Mas alguns especialistas apontam a necessidade de se agir com cautela, chamando a atenção para a enorme disparidade entre moradores da cidade e camponeses.
Por mais que as mulheres que vivem em cidades caras como Pequim e Xangai desejem adiar ou evitar o parto, as que vivem no campo provavelmente ainda seguirão a tradição de querer famílias numerosas, afirmam.
“Se liberarmos a política, as pessoas no campo podem estar mais dispostas a dar à luz do que as das cidades, e pode haver outros problemas”, disse uma fonte à Reuters, observando que isso pode levar à pobreza e pressões de emprego nas áreas rurais.
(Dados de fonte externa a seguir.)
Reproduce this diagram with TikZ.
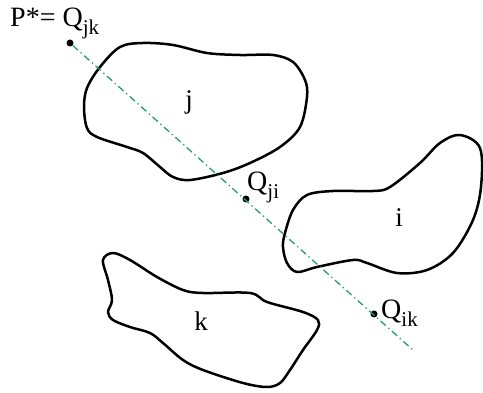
\documentclass[tikz,border=0pt]{standalone}
\usepackage{fontspec}
\setmainfont{Liberation Serif}
\definecolor{linegreen}{RGB}{35,160,100}
\newcommand{\sbx}[1]{\raisebox{-8pt}{\fontsize{21}{21}\selectfont #1}}
\begin{document}
\begin{tikzpicture}[x=1pt,y=-1pt,
  blob/.style={line width=2.5pt, line join=round},
  dot/.style={circle, fill=black, inner sep=0pt, minimum size=7pt},
  lbl/.style={inner sep=0pt, font=\fontsize{27}{27}\selectfont},
  plbl/.style={inner sep=0pt, anchor=base west, font=\fontsize{28}{28}\selectfont},
  axis/.style={draw=linegreen, line width=1.3pt, dash pattern=on 7pt off 3.5pt on 1.3pt off 3.5pt}]
\useasboundingbox (0,0) rectangle (483,393);
% region j
\draw[blob] plot[smooth cycle, tension=0.55] coordinates {
 (143,43) (173,45) (207,53) (240,55) (273,55) (293,62) (305,80) (307,97)
 (300,127) (280,147) (250,163) (223,173) (190,180) (173,177) (160,167)
 (143,153) (127,147) (97,137) (87,128) (84,107) (87,88) (100,67) (120,47)};
% region i
\draw[blob] plot[smooth cycle, tension=0.55] coordinates {
 (460,135) (480,148) (481,187) (473,220) (453,253) (427,270) (397,273)
 (367,263) (353,260) (317,267) (297,272) (287,263) (283,247) (285,233)
 (293,210) (307,195) (333,191) (373,191) (390,187) (420,163) (440,143)};
% region k
\draw[blob] plot[smooth cycle, tension=0.55] coordinates {
 (113,253) (130,260) (157,277) (183,290) (203,293) (250,293) (267,302)
 (303,312) (318,320) (317,330) (303,350) (290,370) (280,383) (267,387)
 (243,383) (203,370) (183,360) (163,343) (150,333) (130,327) (113,320)
 (108,312) (112,300) (108,280) (103,260)};
% labels of regions
\node[lbl] (lj) at (189,102) {j};
\node[lbl] (li) at (399,218) {i};
\node[lbl] (lk) at (201,321) {k};
% points and axis
\node[dot] (P) at (70,43) {};
\node[dot] (Qji) at (246,199) {};
\node[dot] (Qik) at (374,314) {};
\coordinate (E) at (413,350);
\draw[axis] (P) -- (E);
% point labels
\node[plbl] (tP) at (10,27) {P*= Q\sbx{jk}};
\node[plbl] (tji) at (247,191) {Q\sbx{ji}};
\node[plbl] (tik) at (381,319) {Q\sbx{ik}};
\end{tikzpicture}
\end{document}
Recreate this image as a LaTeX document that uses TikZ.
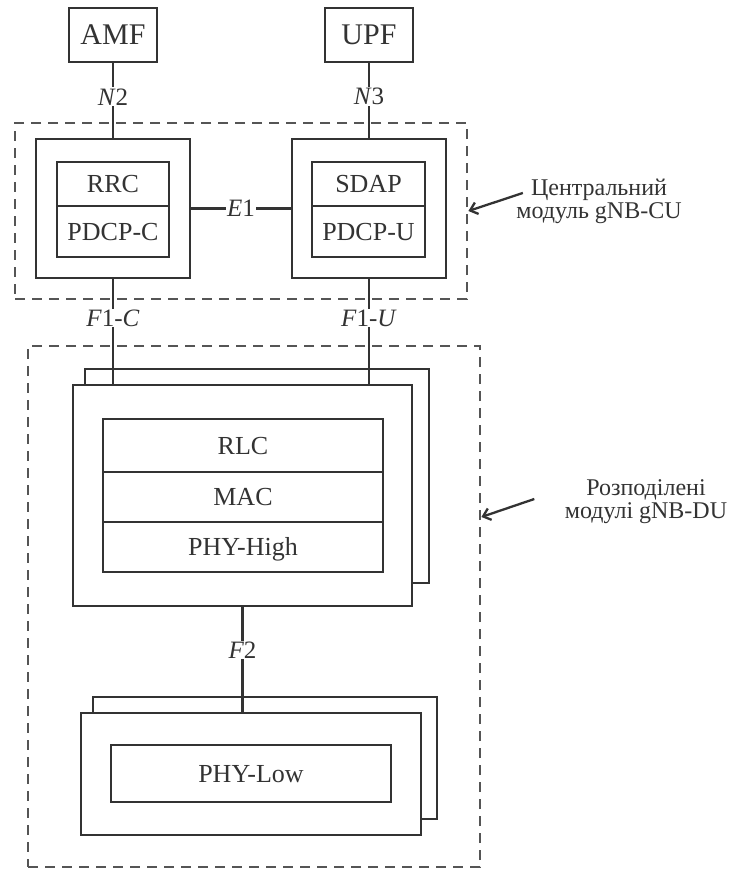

Parece que não existe uma solução única para todos, mas o especialista em demografia, Jiang Quanbao, da Universidade Xi’an Jiaotong, diz estar otimista de que ainda é possível a China reverter seus problemas populacionais.
Embora as taxas de fertilidade estejam caindo, a taxa “ainda é elástica” porque continua sendo a norma da sociedade que os chineses se casem e tenham filhos, disse ele.
Desde que haja mais medidas de apoio às famílias nos cuidados infantis e na educação, por exemplo, há esperança de mudança: “Não é tarde demais”.
Até Lili* pode ser convencida a mudar de ideia.
“Se ficar menos competitivo para as crianças obterem os recursos de que precisam, posso me sentir mais preparada mentalmente e menos estressada por ter um filho. Minha mãe ficaria muito feliz em ouvir isso”, disse ela.